Directions for this task>
Your answer should be one number: the count of lines in these entries that hold the word "with".

Saved data entries:
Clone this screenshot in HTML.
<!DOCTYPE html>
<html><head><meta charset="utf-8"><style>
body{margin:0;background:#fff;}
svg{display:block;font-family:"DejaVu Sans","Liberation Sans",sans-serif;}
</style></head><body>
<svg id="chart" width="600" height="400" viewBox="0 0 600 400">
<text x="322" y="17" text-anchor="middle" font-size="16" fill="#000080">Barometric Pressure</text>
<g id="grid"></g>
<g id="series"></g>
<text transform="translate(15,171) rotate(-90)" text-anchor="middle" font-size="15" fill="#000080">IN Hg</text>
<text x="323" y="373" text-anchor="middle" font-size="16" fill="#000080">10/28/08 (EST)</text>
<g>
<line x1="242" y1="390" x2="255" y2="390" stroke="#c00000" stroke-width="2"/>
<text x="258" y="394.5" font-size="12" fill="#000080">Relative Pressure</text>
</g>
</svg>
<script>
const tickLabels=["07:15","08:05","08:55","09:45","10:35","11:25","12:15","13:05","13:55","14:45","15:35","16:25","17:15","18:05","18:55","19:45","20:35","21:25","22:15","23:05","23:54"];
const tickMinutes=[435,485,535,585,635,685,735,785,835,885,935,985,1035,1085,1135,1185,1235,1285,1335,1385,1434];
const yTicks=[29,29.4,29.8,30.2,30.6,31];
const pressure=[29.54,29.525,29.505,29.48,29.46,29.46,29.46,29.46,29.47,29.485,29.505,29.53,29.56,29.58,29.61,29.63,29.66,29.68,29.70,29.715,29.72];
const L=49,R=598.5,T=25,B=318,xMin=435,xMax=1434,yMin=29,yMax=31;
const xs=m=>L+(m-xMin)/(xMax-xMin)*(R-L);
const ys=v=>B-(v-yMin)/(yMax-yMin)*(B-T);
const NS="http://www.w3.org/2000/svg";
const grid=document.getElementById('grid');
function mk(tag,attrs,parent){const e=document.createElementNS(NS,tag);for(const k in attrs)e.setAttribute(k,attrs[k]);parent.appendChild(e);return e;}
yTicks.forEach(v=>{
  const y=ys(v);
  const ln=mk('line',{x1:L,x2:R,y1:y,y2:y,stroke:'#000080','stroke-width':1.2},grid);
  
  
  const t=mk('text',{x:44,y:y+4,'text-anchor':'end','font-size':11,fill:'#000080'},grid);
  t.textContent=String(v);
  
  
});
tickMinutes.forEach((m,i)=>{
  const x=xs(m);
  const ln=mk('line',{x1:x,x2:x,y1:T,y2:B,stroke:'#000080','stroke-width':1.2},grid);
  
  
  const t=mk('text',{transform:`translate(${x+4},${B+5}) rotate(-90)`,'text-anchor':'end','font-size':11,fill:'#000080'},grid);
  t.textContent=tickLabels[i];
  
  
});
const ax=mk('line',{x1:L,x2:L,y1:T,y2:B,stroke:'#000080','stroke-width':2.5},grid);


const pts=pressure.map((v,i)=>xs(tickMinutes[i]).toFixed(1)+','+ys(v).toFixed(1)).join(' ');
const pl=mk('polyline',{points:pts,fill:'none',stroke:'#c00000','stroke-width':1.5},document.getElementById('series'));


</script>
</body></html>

--

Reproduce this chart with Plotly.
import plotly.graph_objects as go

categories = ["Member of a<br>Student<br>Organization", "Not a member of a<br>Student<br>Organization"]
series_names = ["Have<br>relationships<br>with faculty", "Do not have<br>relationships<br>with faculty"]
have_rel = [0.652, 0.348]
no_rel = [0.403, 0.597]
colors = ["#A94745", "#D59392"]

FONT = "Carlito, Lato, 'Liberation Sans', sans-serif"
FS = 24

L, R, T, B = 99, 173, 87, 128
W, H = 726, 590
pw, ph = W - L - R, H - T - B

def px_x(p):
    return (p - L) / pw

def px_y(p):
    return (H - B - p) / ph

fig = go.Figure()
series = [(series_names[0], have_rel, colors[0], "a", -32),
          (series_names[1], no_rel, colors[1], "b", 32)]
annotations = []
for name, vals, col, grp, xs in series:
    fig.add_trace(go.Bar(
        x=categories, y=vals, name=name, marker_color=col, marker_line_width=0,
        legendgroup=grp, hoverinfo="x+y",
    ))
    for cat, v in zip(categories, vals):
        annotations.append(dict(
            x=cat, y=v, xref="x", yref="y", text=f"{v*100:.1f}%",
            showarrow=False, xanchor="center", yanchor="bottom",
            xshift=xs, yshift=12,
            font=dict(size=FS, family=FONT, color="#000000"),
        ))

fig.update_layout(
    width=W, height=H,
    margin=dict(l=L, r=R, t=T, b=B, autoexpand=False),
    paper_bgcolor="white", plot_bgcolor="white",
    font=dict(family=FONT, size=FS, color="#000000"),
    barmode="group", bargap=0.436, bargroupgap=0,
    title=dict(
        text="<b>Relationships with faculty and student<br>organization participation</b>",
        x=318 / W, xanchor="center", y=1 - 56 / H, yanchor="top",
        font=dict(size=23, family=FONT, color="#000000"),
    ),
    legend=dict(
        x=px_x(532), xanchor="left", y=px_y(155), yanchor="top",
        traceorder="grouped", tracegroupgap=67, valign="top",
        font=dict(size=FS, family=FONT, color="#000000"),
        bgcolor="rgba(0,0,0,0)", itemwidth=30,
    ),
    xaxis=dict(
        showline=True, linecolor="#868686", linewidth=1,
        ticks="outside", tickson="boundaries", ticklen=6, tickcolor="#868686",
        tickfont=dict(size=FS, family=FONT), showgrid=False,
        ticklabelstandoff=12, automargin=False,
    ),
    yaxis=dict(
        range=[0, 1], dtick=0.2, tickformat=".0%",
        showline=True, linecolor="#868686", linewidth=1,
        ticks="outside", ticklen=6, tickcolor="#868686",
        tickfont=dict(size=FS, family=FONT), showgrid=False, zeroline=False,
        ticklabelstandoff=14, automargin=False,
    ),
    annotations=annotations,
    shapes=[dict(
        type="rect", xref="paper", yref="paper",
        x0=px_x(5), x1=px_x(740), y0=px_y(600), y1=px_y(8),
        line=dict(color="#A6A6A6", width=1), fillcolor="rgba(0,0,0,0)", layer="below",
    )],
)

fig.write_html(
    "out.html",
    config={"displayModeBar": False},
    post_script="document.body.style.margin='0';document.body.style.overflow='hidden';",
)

...

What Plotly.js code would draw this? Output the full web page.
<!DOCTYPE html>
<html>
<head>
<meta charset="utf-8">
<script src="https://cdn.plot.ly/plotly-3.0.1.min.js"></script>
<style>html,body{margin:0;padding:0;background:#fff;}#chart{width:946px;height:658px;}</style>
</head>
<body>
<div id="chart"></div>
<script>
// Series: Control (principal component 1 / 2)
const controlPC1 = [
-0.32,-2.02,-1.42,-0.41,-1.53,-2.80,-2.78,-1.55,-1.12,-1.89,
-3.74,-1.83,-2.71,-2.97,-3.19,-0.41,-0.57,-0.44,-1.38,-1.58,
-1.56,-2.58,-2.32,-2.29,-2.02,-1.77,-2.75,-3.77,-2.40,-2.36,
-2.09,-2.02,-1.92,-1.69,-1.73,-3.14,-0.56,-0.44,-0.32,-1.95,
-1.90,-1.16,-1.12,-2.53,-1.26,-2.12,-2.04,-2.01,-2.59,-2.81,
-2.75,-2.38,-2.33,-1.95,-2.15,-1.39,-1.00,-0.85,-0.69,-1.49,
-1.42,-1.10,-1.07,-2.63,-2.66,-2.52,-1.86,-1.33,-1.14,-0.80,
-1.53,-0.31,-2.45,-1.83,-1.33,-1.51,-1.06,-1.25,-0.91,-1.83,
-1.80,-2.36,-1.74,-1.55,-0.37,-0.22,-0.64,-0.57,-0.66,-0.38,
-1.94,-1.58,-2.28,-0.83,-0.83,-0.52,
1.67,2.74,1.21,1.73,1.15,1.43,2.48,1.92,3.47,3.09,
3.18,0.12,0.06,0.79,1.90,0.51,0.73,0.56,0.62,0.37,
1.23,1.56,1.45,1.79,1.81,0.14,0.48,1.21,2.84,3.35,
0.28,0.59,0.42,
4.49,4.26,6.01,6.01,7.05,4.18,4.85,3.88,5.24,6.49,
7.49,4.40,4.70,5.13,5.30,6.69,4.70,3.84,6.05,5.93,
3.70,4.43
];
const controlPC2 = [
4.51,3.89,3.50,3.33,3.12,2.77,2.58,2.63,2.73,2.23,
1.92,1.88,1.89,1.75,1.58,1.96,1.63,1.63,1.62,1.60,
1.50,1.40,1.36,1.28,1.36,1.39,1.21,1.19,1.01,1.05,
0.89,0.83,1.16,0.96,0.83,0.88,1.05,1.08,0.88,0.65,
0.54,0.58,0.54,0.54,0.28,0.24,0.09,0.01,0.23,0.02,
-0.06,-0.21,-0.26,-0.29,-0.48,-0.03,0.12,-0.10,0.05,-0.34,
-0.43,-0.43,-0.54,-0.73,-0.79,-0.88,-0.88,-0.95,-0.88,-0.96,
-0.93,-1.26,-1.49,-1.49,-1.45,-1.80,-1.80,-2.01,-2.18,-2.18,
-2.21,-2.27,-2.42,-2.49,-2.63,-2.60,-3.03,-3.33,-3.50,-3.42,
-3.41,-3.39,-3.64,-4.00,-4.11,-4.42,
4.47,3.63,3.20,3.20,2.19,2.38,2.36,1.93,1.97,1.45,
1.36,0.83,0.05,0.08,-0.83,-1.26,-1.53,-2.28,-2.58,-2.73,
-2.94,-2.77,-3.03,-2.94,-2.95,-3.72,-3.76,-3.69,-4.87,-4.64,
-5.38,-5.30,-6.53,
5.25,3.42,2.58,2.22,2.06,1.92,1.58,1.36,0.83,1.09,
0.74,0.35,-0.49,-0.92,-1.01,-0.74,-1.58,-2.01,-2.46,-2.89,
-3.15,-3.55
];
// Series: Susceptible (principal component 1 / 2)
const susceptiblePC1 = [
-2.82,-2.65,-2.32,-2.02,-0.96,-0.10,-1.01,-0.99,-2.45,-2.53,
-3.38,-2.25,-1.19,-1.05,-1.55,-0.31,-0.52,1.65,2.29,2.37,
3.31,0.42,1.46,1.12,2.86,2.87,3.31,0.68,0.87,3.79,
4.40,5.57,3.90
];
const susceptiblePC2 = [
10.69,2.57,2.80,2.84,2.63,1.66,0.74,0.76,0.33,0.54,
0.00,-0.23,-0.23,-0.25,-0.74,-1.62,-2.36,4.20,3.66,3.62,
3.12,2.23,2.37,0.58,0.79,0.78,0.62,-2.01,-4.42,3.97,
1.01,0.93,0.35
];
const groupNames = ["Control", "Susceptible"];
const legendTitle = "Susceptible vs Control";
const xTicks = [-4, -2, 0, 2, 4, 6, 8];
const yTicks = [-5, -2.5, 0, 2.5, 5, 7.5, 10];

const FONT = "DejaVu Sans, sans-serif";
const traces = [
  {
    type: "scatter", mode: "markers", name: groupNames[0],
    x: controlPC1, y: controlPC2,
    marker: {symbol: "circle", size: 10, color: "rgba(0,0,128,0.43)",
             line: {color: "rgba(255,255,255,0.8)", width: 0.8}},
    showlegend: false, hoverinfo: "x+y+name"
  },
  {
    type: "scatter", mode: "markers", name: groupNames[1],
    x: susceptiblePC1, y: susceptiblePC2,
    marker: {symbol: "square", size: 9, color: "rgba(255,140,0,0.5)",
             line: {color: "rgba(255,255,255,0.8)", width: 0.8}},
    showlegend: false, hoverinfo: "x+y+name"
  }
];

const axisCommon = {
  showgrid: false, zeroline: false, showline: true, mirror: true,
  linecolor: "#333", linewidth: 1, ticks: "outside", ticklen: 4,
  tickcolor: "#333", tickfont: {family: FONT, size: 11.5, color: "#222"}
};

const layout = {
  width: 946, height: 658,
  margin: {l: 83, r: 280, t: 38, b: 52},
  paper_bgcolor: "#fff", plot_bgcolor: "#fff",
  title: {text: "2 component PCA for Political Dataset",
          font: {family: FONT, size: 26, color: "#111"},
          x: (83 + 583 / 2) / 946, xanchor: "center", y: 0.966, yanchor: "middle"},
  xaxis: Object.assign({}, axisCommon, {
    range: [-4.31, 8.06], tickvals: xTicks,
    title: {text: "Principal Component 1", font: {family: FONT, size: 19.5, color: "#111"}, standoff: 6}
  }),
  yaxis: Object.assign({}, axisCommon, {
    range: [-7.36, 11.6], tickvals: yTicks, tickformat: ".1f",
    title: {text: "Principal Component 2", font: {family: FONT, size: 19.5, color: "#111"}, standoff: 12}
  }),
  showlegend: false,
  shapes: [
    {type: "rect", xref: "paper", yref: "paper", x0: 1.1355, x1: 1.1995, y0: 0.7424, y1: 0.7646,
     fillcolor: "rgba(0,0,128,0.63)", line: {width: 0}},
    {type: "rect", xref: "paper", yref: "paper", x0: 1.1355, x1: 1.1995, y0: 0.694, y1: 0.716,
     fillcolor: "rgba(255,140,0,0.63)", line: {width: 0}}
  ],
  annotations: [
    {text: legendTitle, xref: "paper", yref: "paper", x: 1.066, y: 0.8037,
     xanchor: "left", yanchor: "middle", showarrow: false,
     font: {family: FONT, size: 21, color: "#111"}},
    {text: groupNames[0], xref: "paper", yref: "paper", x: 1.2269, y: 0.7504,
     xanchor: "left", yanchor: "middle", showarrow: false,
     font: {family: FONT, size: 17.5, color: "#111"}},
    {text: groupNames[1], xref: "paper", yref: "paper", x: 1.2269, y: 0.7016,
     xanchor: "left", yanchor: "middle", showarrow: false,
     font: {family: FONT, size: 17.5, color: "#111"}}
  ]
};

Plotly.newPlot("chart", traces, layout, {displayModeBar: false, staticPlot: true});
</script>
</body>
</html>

Answer in full>
3